Ergänzend ermöglicht der neue Paragraf 42d die Weiterverarbeitung von personenbezogenen Daten zum „Training und zur Testung von Systemen der Künstlichen Intelligenz“. Damit schaffen die Volksvertreter eine Rechtsgrundlage, um echte Polizeidaten – etwa Bilder, Videos oder Textnachrichten aus Ermittlungsverfahren – für das Anlernen von KI-Algorithmen zu nutzen. Datenschützer kritisieren dies scharf, da KI-Modelle oft Rückschlüsse auf die Trainingsdaten zulassen und die Zweckbindung der ursprünglich erhobenen Daten hier weit gedehnt wird.
Auch die Optionen zum Freiheitsentzug wachsen. Mit dem überarbeiteten Paragrafen 33 wird die Höchstdauer des sogenannten Präventivgewahrsams von 48 Stunden auf bis zu fünf Tage verlängert. Im Falle drohender terroristischer Straftaten sind sogar bis zu sieben Tage drin. Politisch wurde diese Verschärfung insbesondere im Kontext der Aktionen der „Letzten Generation“ diskutiert.
Proteste von vielen Seiten
Die Opposition reagierte mit scharfer Ablehnung. Sie wirft Schwarz-Rot vor, Grundrechte leichtfertig zu opfern. Niklas Schrader (Die Linke) sprach in der Debatte von einem „schwarzen Tag für die Bürgerrechte“. Vasili Franco (Grüne) hält die Novelle für verfassungsrechtlich hochriskant. Das Bündnis NoASOG wertet die Reform als Angriff auf die Zivilgesellschaft. Die Gesellschaft für Freiheitsrechte (GFF) hat angekündigt, eine Verfassungsbeschwerde zu prüfen.

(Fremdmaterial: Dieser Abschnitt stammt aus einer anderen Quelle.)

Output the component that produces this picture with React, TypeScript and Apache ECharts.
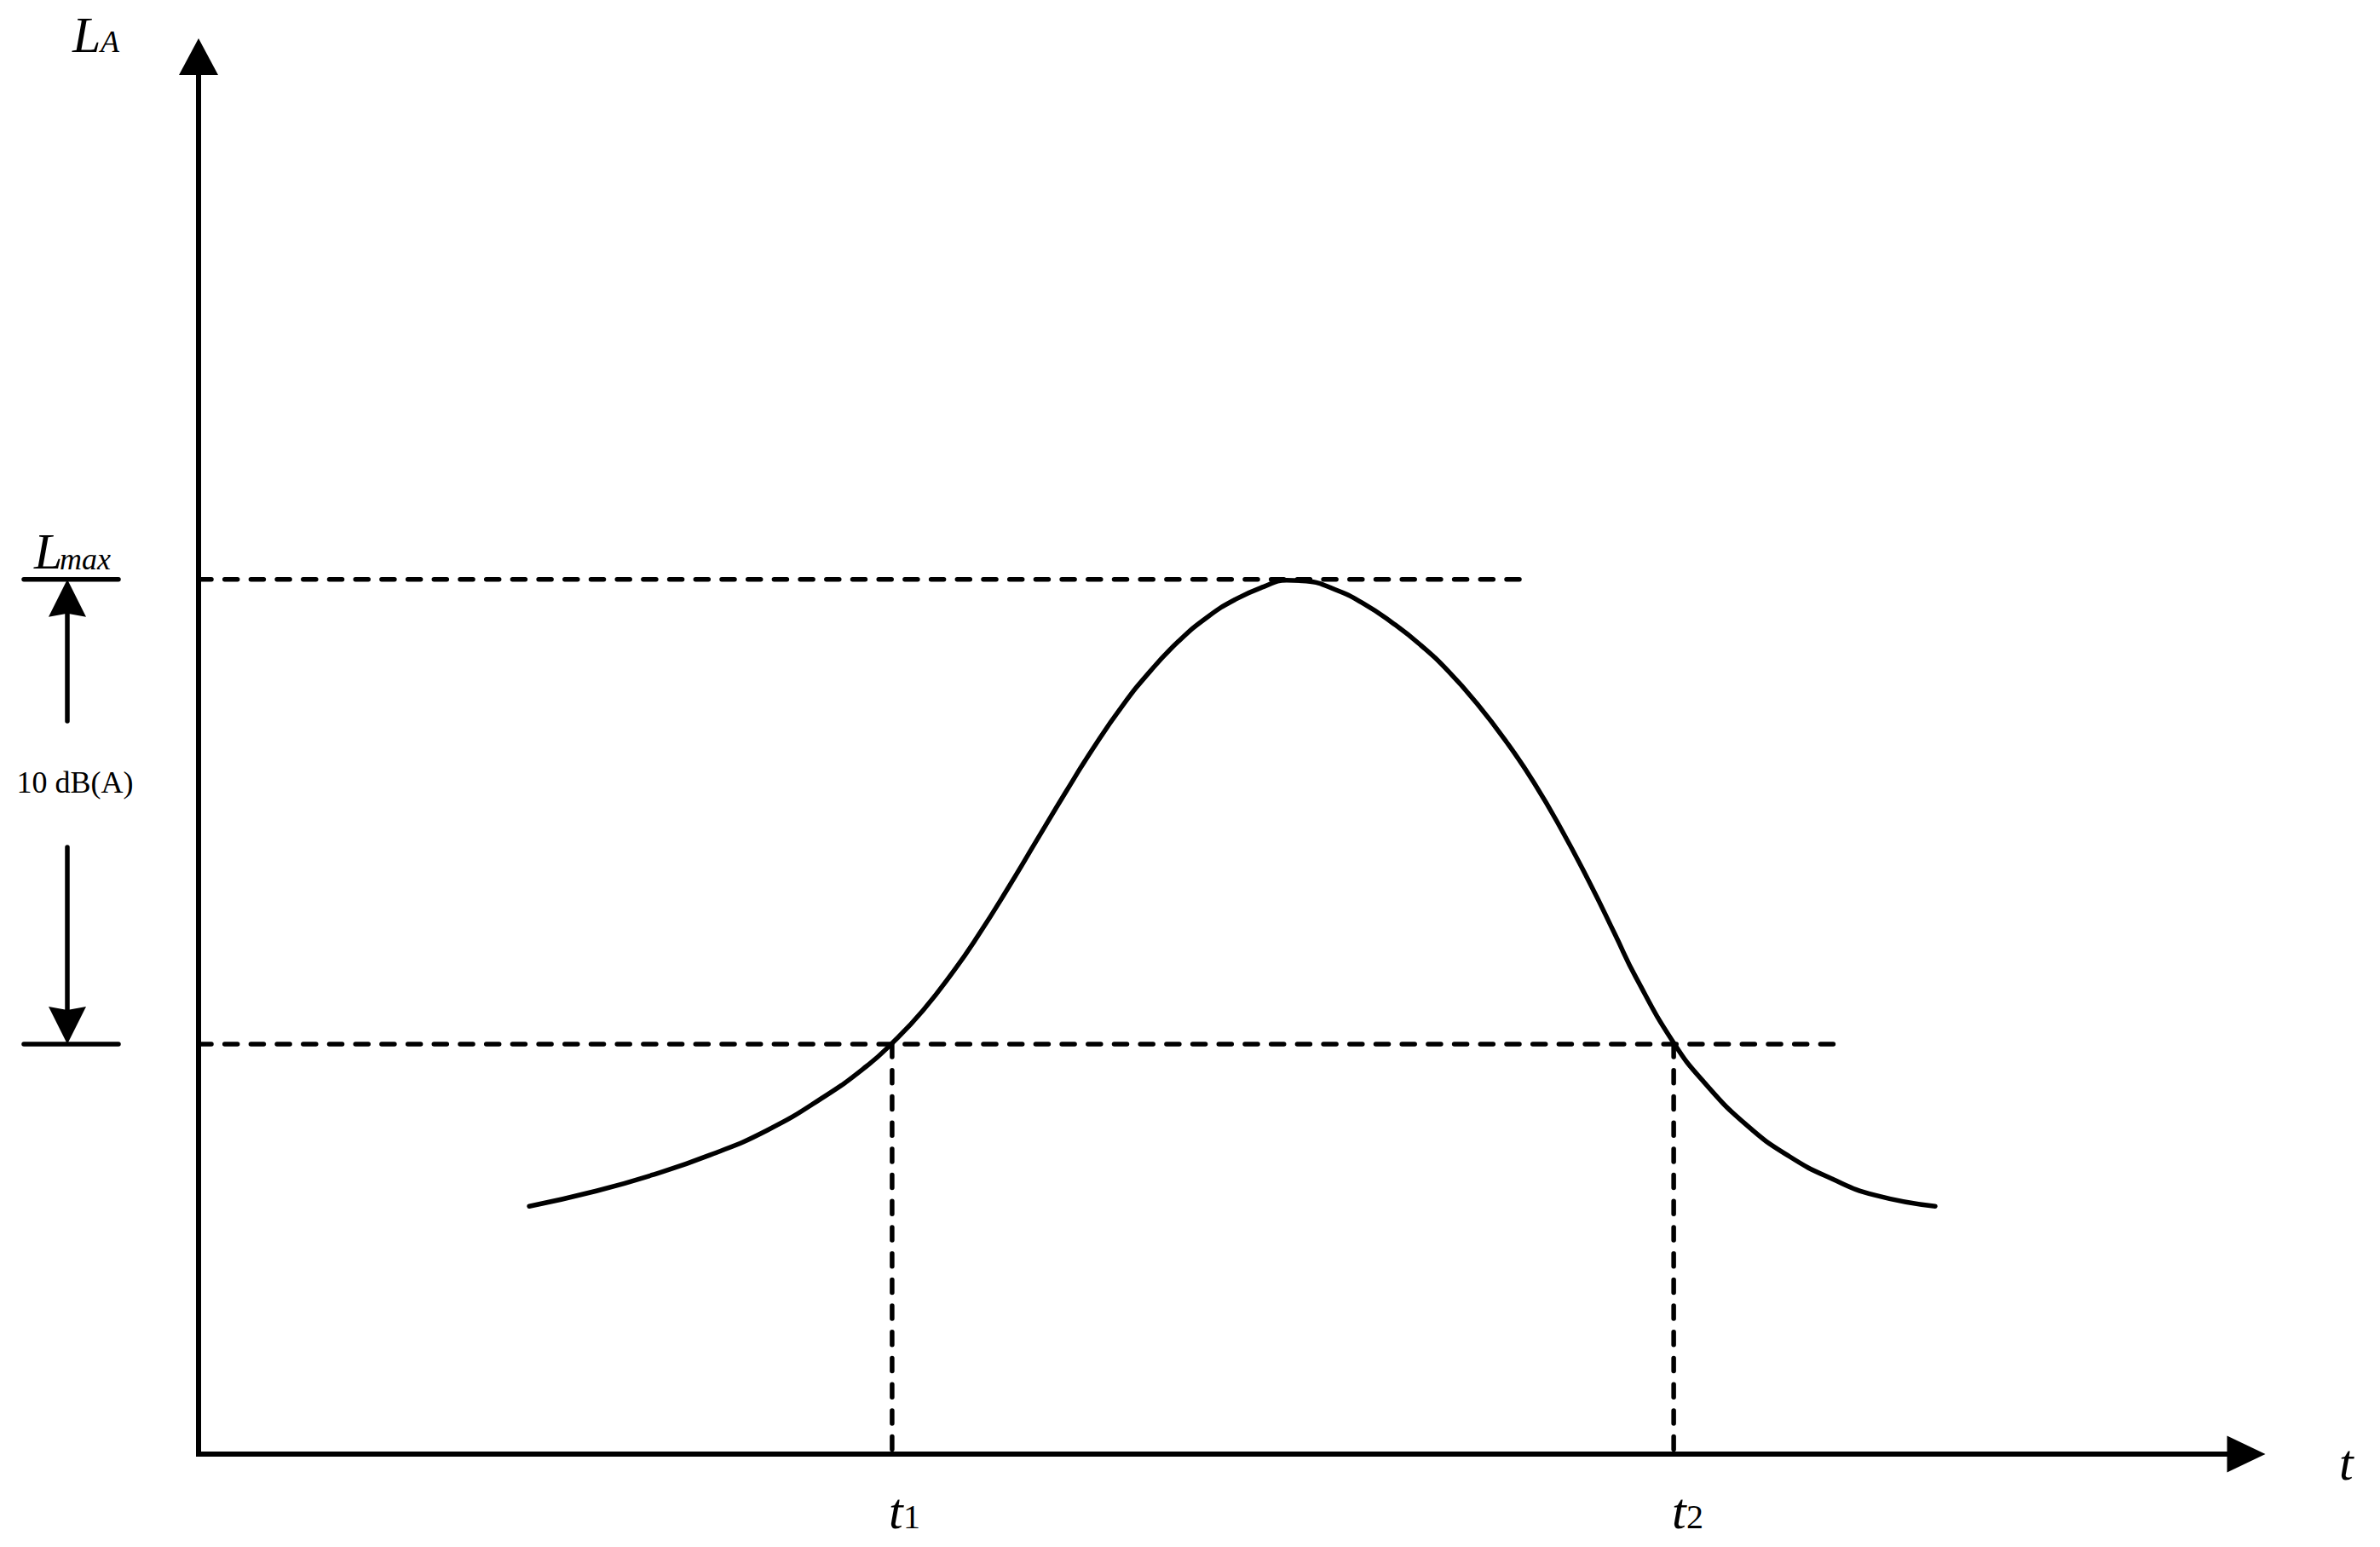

Mit dem Beschluss reiht sich Berlin in die Liste der Bundesländer ein, die ihre Polizeigesetze massiv verschärft haben. Die Kombination der neuen Instrumente macht das Berliner Paket aber besonders weitreichend. Die Hürden für den staatlichen Zugriff auf die digitale und physische Privatsphäre hat der Gesetzgeber damit deutlich gesenkt. Die Berliner Datenschutzbeauftragte Meike Kamp bezeichnete im Vorfeld die Legalisierung des Staatstrojaners als Frontalangriff auf die IT-Sicherheit aller Bürger und sah in der Summe der Maßnahmen eine verfassungsrechtlich höchst bedenkliche Überwachungsdichte erreicht.